The only episode of the series to take place entirely outside of the town of Collinsport and the great house of Collinwood, this one is set in Bangor, Maine.

Well-meaning governess Vicki has gone to that town in search of information about herself. When she asks her employer, reclusive matriarch Liz, even the most basic questions about why she decided to hire her and how she knew she existed, Liz becomes evasive, then flatly and transparently lies to her. Vicki has found an old document in the house that may shed light not only on the matters Liz has already refused to discuss, but even on her questions about her birth family. Sure that Liz won’t give her any information about the document, she decides to take it to Liz’ lawyers, the firm of Garner and Garner.

Vicki meets Garner and Garner. Screenshot by Dark Shadows Before I Die

Lawyers on soap operas don’t always follow the rules that bind their counterparts in our universe, but at least in this episode Garner and Garner are not going to tell Vicki anything their client does not want her to know. Indeed, the Garners are realistic enough to present a problem. One of them is Frank Garner, a young lawyer who is going to date Vicki for a few months. As played by Conard Fowkes, Frank is very much the sort of fellow you would expect to meet in a law office in Bangor, Maine. In this phase Dark Shadows still has some room for low-key stories and naturalistic acting, but no TV series this side of C-SPAN would be able to accommodate a character like Frank.

It’s a shame Frank isn’t more suited to Dark Shadows. The show urgently needs more young men in the cast. At this point, the only male actors between the ages of 11 and 40 they have who have appeared more than once are Joel Crothers as hardworking young fisherman Joe Haskell, Mitch Ryan as dashing action hero Burke Devlin, and Dana Elcar as Sheriff Patterson. Sheriff Patterson is supposed to be older than the 39 year old Elcar, and is coded as an authority figure who is unavailable for dating. So Joe and Burke have to provide the male points on all of the love triangles.

I think Frank could have been saved had he been played by a different actor. However dull the dialogue the writers might give him, he is on screen enough that a sufficiently charismatic performer could have grabbed our attention. And maybe stimulated the imagination of the writers, so that he would have had interesting things to say and do. Harvey Keitel had danced in the background at The Blue Whale in episode 33, and so must have been available for a speaking part on the show. Keitel’s quiet, brooding intensity always convinces an audience that a character who is saying very little is thinking deeply and feeling strongly and planning mighty things. Keitel would have been quite powerful as Frank.

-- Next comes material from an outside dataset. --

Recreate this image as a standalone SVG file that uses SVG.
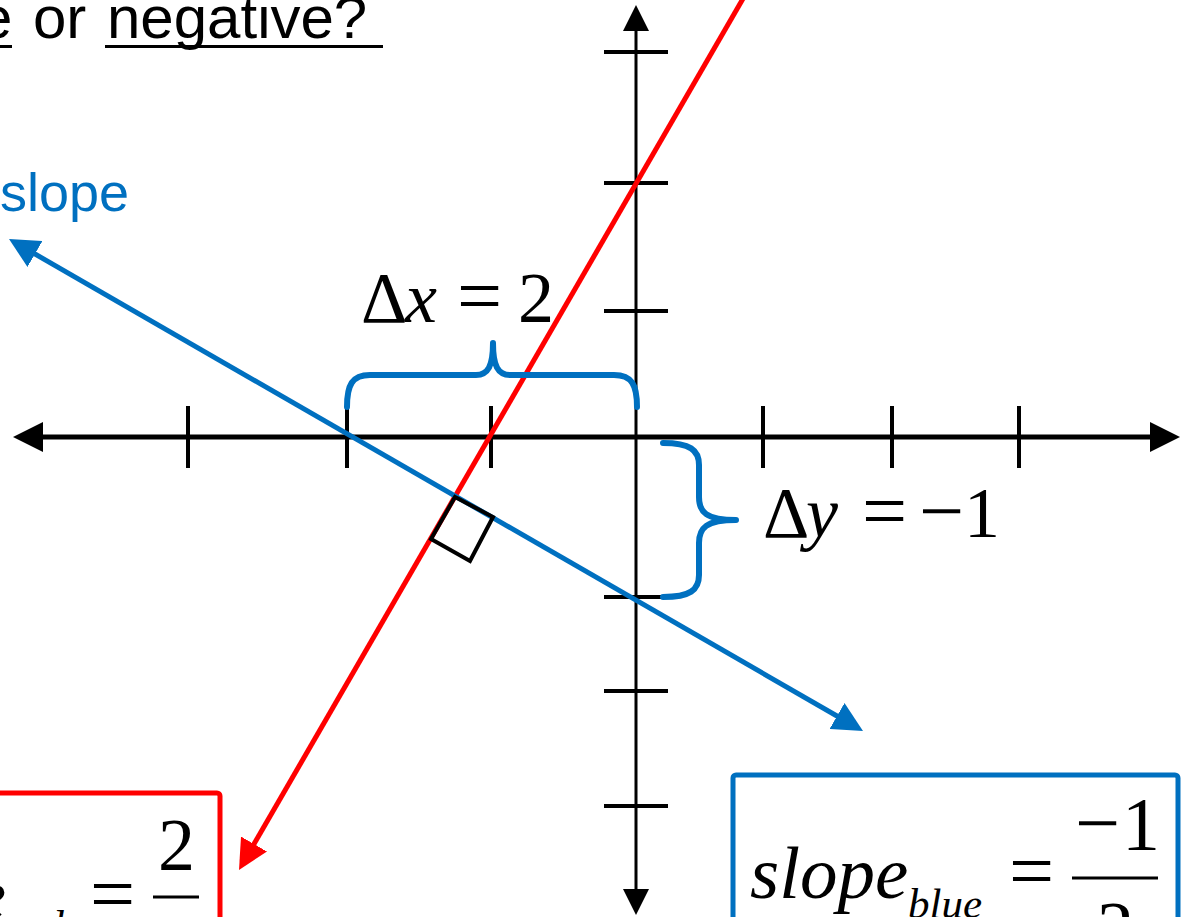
<svg xmlns="http://www.w3.org/2000/svg" width="1187" height="917" viewBox="0 0 1187 917">
<style>
.sans{font-family:"Liberation Sans",Arial,sans-serif}
.serif{font-family:"Liberation Serif","Times New Roman",serif}
.it{font-style:italic}
.op{font-size:80px}
.tick{stroke:#000;stroke-width:4;fill:none}
.brace{stroke:#0070C0;stroke-width:6;fill:none;stroke-linecap:round;stroke-linejoin:round}
</style>
<defs>
<marker id="ahBlack" markerUnits="userSpaceOnUse" markerWidth="30" markerHeight="30" refX="15" refY="15" orient="auto-start-reverse" viewBox="0 0 30 30"><path d="M0,0 L30,15 L0,30 Z" fill="#000"/></marker>
<marker id="ahSmall" markerUnits="userSpaceOnUse" markerWidth="26" markerHeight="26" refX="13" refY="13" orient="auto-start-reverse" viewBox="0 0 26 26"><path d="M0,0 L26,13 L0,26 Z" fill="#000"/></marker>
<marker id="ahBlue" markerUnits="userSpaceOnUse" markerWidth="30" markerHeight="30" refX="15" refY="15" orient="auto-start-reverse" viewBox="0 0 30 30"><path d="M0,0 L30,15 L0,30 Z" fill="#0070C0"/></marker>
<marker id="ahRed" markerUnits="userSpaceOnUse" markerWidth="30" markerHeight="30" refX="15" refY="15" orient="auto-start-reverse" viewBox="0 0 30 30"><path d="M0,0 L30,15 L0,30 Z" fill="#FF0000"/></marker>
</defs>
<rect width="1187" height="917" fill="#fff"/>

<g id="title">
<text class="sans" font-size="60" y="38"><tspan x="-21">e</tspan><tspan x="33">or</tspan><tspan x="107">negative?</tspan></text>
<line x1="0" y1="46.5" x2="12" y2="46.5" stroke="#000" stroke-width="3"/>
<line x1="105" y1="46.5" x2="383" y2="46.5" stroke="#000" stroke-width="3"/>
</g>

<g id="blue-label">
<text class="sans" font-size="54" fill="#0070C0" x="129" y="211" text-anchor="end">slope</text>
</g>

<g id="axes">
<line x1="28" y1="437" x2="1165" y2="437" stroke="#000" stroke-width="5" marker-start="url(#ahBlack)" marker-end="url(#ahBlack)"/>
<line x1="636" y1="18" x2="636" y2="902" stroke="#000" stroke-width="3" marker-start="url(#ahSmall)" marker-end="url(#ahSmall)"/>
<g class="tick">
<line x1="188" y1="406" x2="188" y2="468"/>
<line x1="347" y1="406" x2="347" y2="468"/>
<line x1="491" y1="406" x2="491" y2="468"/>
<line x1="763" y1="406" x2="763" y2="468"/>
<line x1="892" y1="406" x2="892" y2="468"/>
<line x1="1019" y1="406" x2="1019" y2="468"/>
<line x1="604" y1="52" x2="668" y2="52"/>
<line x1="604" y1="183" x2="668" y2="183"/>
<line x1="604" y1="311" x2="668" y2="311"/>
<line x1="604" y1="597" x2="668" y2="597"/>
<line x1="604" y1="691" x2="668" y2="691"/>
<line x1="604" y1="806" x2="668" y2="806"/>
</g>
</g>

<g id="connectors">
<line id="red-line" x1="748" y1="-10" x2="246.5" y2="857" stroke="#FF0000" stroke-width="5" marker-end="url(#ahRed)"/>
<line id="blue-line" x1="22" y1="246.5" x2="850" y2="723.5" stroke="#0070C0" stroke-width="5" marker-start="url(#ahBlue)" marker-end="url(#ahBlue)"/>
</g>

<g id="right-angle">
<polygon points="455,497 493,517 470,561 431,539" fill="none" stroke="#000" stroke-width="4" stroke-linejoin="miter"/>
</g>

<g id="dx">
<path class="brace" d="M347,407 C347,385 352,375 370,375 L476,375 C488,375 493,366 493,343 C493,366 498,375 510,375 L614,375 C632,375 637,385 637,407"/>
<text class="serif" font-size="72" y="322"><tspan x="361">Δ</tspan><tspan class="it" x="405">x</tspan><tspan class="op" x="457" y="323">=</tspan><tspan x="518" y="322">2</tspan></text>
</g>

<g id="dy">
<path class="brace" d="M663,443 C690,443 699,450 699,465 L699,497 C699,512 706,520 736,520 C706,520 699,528 699,543 L699,575 C699,590 690,597 663,597"/>
<text class="serif" font-size="72" y="537"><tspan x="763">Δ</tspan><tspan class="it" x="806">y</tspan><tspan class="op" x="862" y="538">=</tspan><tspan class="op" x="919" y="538">−</tspan><tspan x="964" y="537">1</tspan></text>
</g>

<g id="red-box">
<rect x="-20" y="793" width="240" height="200" rx="3" fill="none" stroke="#FF0000" stroke-width="5"/>
<text class="serif it" font-size="75" x="6" y="920" text-anchor="end">slope</text>
<text class="serif it" font-size="43" x="8" y="940">red</text>
<text class="serif op" x="90" y="921">=</text>
<text class="serif" font-size="74" x="158" y="870">2</text>
<line x1="153" y1="897" x2="199" y2="897" stroke="#000" stroke-width="3"/>
</g>

<g id="blue-box">
<rect x="733" y="775" width="445" height="200" rx="3" fill="none" stroke="#0070C0" stroke-width="5"/>
<text class="serif it" font-size="75" x="750" y="898">slope</text>
<text class="serif it" font-size="43" x="908" y="918">blue</text>
<text class="serif op" x="1009" y="898">=</text>
<text class="serif" y="850"><tspan class="op" x="1075">−</tspan><tspan font-size="76" x="1122">1</tspan></text>
<line x1="1072" y1="878" x2="1158" y2="878" stroke="#000" stroke-width="3"/>
<text class="serif" font-size="74" x="1097" y="953">2</text>
</g>
</svg>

Fowkes brought a light tone to his performance, and that is welcome. Dark Shadows always struggled to maintain a bit of sparkle against the background of a setting so gloomy that in this episode Vicki finds it “hard to believe there was ever any real gaiety at Collinwood.” If that line is meant to raise our hopes that a Vicki-Frank relationship will create a bright new mood, it sets us up for instant disappointment. Frank is cheerful and pleasant enough, but he doesn’t project enough personality to change the feeling even of the shots he is in, let alone of the entire series.

Keitel has never been known for lightness. If you wanted that, you could have turned to another Blue Whale dancer- Frederic Forrest, whom we will see in episode 137. Thinking of the goofy charm that Forrest’s character maintained throughout a movie as heavy as Apocalypse Now it’s easy to imagine a breeze of fresh air running through Dark Shadows. Not only would Forrest himself have been fun to watch as Frank, but he might well have brought out some of the most under-utilized aspects of Vicki’s character. A handful of times in these early months, Vicki is allowed to make jokes, usually in her scenes with strange and troubled boy David. David will not be amused, but the audience can see that Alexandra Moltke Isles is capable of being extremely funny. A relationship between a character played by Forrest and one played by Mrs Isles might have given the writers abundant opportunities to showcase that side of her. A pairing with the earnest, cheerful, but entirely humorless Frank represents a death sentence for Funny Vicki.